Dec 2
2021
Dental School Replaces Problematic Signature Pads; Boosts IT and User Efficiency
By John Powers, CEO, Scriptel Corporation.
Between patient registrations, treatment-plan sign offs, payments, and patient check-outs, a lot of signatures are required at East Carolina University’s School of Dental Medicine. So, you can imagine how Phillip Allen, director of informatics and tech services felt when his team was sending five or more signature pads out for repair each week. And then there was the time they lost electronic signing capabilities altogether—for a year—while two software companies and the signature pad manufacturer blamed each other for the outage.
In addition to hardware issues like inconvenient watch-batteries used in the pens and a weak connection between the USB cord and the unit that caused breakage, there were software and support issues. The school uses iMacs, Apple laptops, and iPhones throughout its 188,000 square-foot teaching facility in Greenville, NC and eight regional satellite offices. They run axiUm’s EHR in a Citrix environment, and the signature pads they purchased in 2010 didn’t work well with Citrix.

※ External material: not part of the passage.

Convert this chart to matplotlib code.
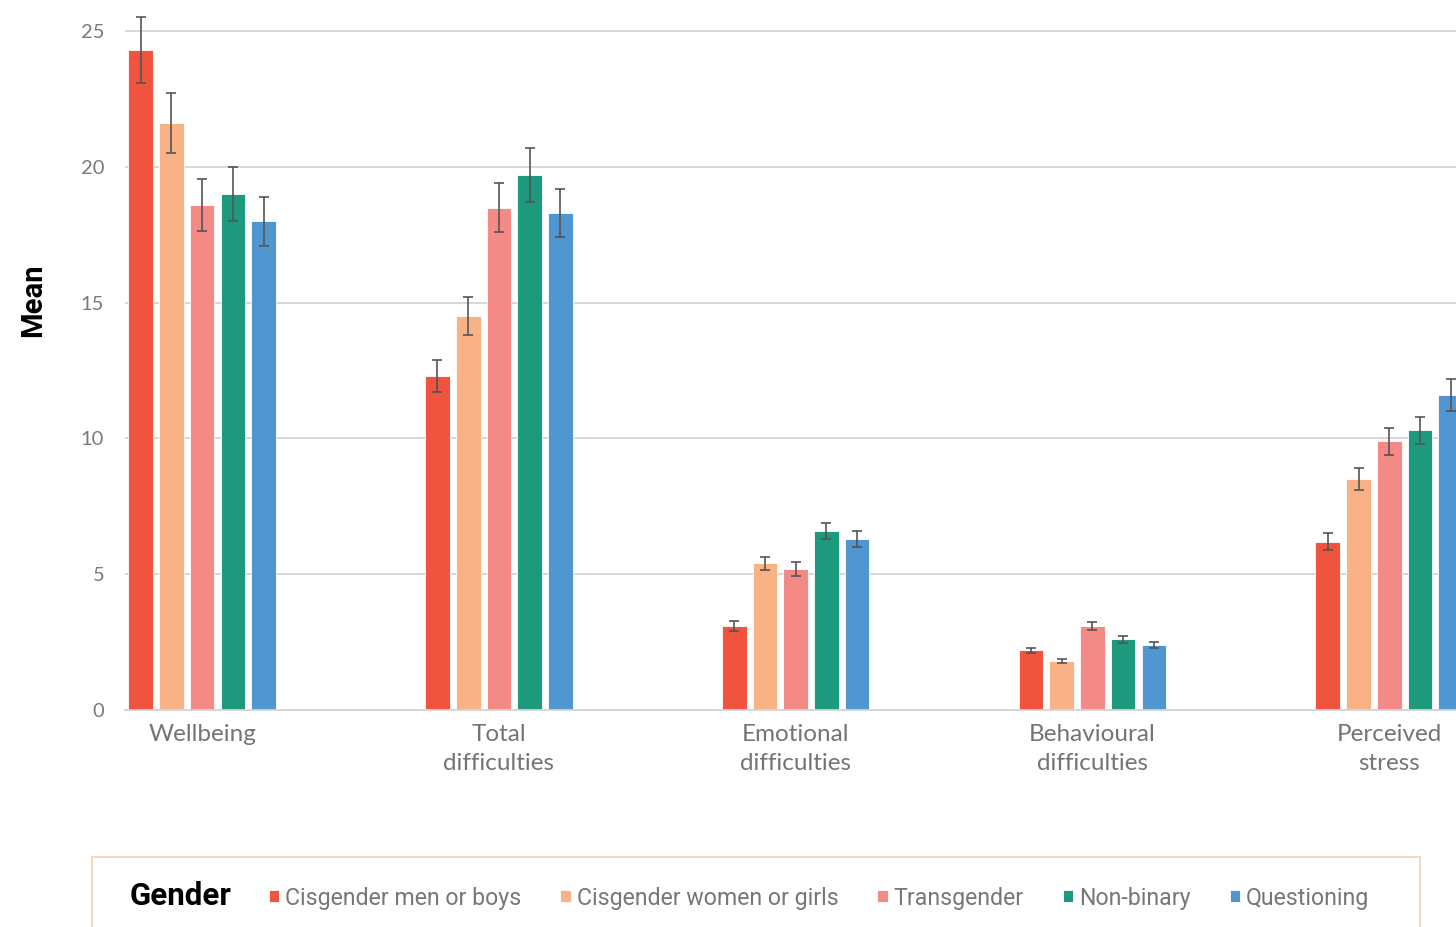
import numpy as np
import matplotlib
matplotlib.use("Agg")
import matplotlib.pyplot as plt
from matplotlib.patches import Rectangle

categories = ["Wellbeing", "Total\ndifficulties", "Emotional\ndifficulties",
              "Behavioural\ndifficulties", "Perceived\nstress"]
groups = ["Cisgender men or boys", "Cisgender women or girls", "Transgender",
          "Non-binary", "Questioning"]
colors = ["#F0543F", "#F8B286", "#F48A85", "#1D9A7D", "#5097D1"]

means = {
    "Cisgender men or boys":    [24.3, 12.3, 3.1, 2.2, 6.2],
    "Cisgender women or girls": [21.6, 14.5, 5.4, 1.8, 8.5],
    "Transgender":              [18.6, 18.5, 5.2, 3.1, 9.9],
    "Non-binary":               [19.0, 19.7, 6.6, 2.6, 10.3],
    "Questioning":              [18.0, 18.3, 6.3, 2.4, 11.6],
}
errs = {
    "Cisgender men or boys":    [1.2, 0.6, 0.18, 0.1, 0.3],
    "Cisgender women or girls": [1.1, 0.7, 0.25, 0.07, 0.4],
    "Transgender":              [0.95, 0.9, 0.25, 0.15, 0.5],
    "Non-binary":               [1.0, 1.0, 0.3, 0.13, 0.5],
    "Questioning":              [0.9, 0.9, 0.3, 0.12, 0.6],
}

W, H = 1456, 927
fig = plt.figure(figsize=(W / 100, H / 100), dpi=100)
ax = fig.add_axes([125 / W, (H - 710) / H, 1 - 125 / W, 710 / H])

x = np.arange(len(categories))
step = 0.1035
bw = 0.083
for i, g in enumerate(groups):
    xs = x + (i - 2) * step
    ax.bar(xs, means[g], width=bw, color=colors[i], edgecolor="white",
           linewidth=0.6, zorder=2, label=g)
    ax.errorbar(xs, means[g], yerr=errs[g], fmt="none", ecolor="#555555",
                elinewidth=1.2, capsize=3.5, capthick=1.2, zorder=3, clip_on=False)

ax.set_xlim(-0.26, 4.225)
ax.set_ylim(0, 710 / 27.16)
ax.set_yticks([0, 5, 10, 15, 20, 25])
ax.yaxis.grid(True, color="#d4d4d4", linewidth=1.3, zorder=0)
ax.set_axisbelow(True)
for s in ["top", "right", "left"]:
    ax.spines[s].set_visible(False)
ax.spines["bottom"].set_color("#d4d4d4")
ax.spines["bottom"].set_linewidth(1.3)
ax.tick_params(axis="both", length=0)
ax.tick_params(axis="y", pad=15, labelsize=14.5, labelcolor="#7a7a7a")
ax.set_xticks(x)
ax.set_xticklabels(categories, fontsize=17.5, color="#747474", linespacing=1.45)
ax.tick_params(axis="x", pad=10)
for lab in ax.get_yticklabels() + ax.get_xticklabels():
    lab.set_family("Lato")

fig.text(33 / W, 1 - 300 / H, "Mean", rotation=90, ha="center", va="center",
         fontsize=21, fontweight="bold", family="Roboto")

# legend box
fig.patches.append(Rectangle((92 / W, -0.05), (1420 - 92) / W, (H - 857) / H + 0.05,
                             transform=fig.transFigure, fill=False,
                             edgecolor="#F8D3B8", linewidth=1.3))
fig.text(130 / W, 1 - 896 / H, "Gender", ha="left", va="center",
         fontsize=22.5, fontweight="bold", family="Roboto")
handles, labels = ax.get_legend_handles_labels()
leg = fig.legend(handles, labels, loc="center left", bbox_to_anchor=(269 / W, 1 - 898 / H),
                 ncol=5, frameon=False, prop={"family": "Roboto", "size": 16.7},
                 handlelength=0.45, handleheight=0.45, handletextpad=0.25,
                 columnspacing=1.68, borderpad=0, borderaxespad=0)
for t in leg.get_texts():
    t.set_color("#777777")

fig.savefig("out.png", dpi=100)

Allen explains that setting up a pad required a technician to initially plug it into a blade server in the main data center. Once it was moved into production in the clinical unit, each pad had to be unplugged and plugged back in each morning. Additionally, if a unit was unplugged while in an axiUm session, you had to log out of the session, plug the unit back in, and log in again.
The electronic signature system was unwieldy. Some students became so frustrated they began stashing a signature pad in their laptop bag in the hope that using the same device would allow easier hardware recognition…but it didn’t. This led to a shortage and the remaining students started competing to get their hands on a pad. Allen and his team knew they needed a new solution.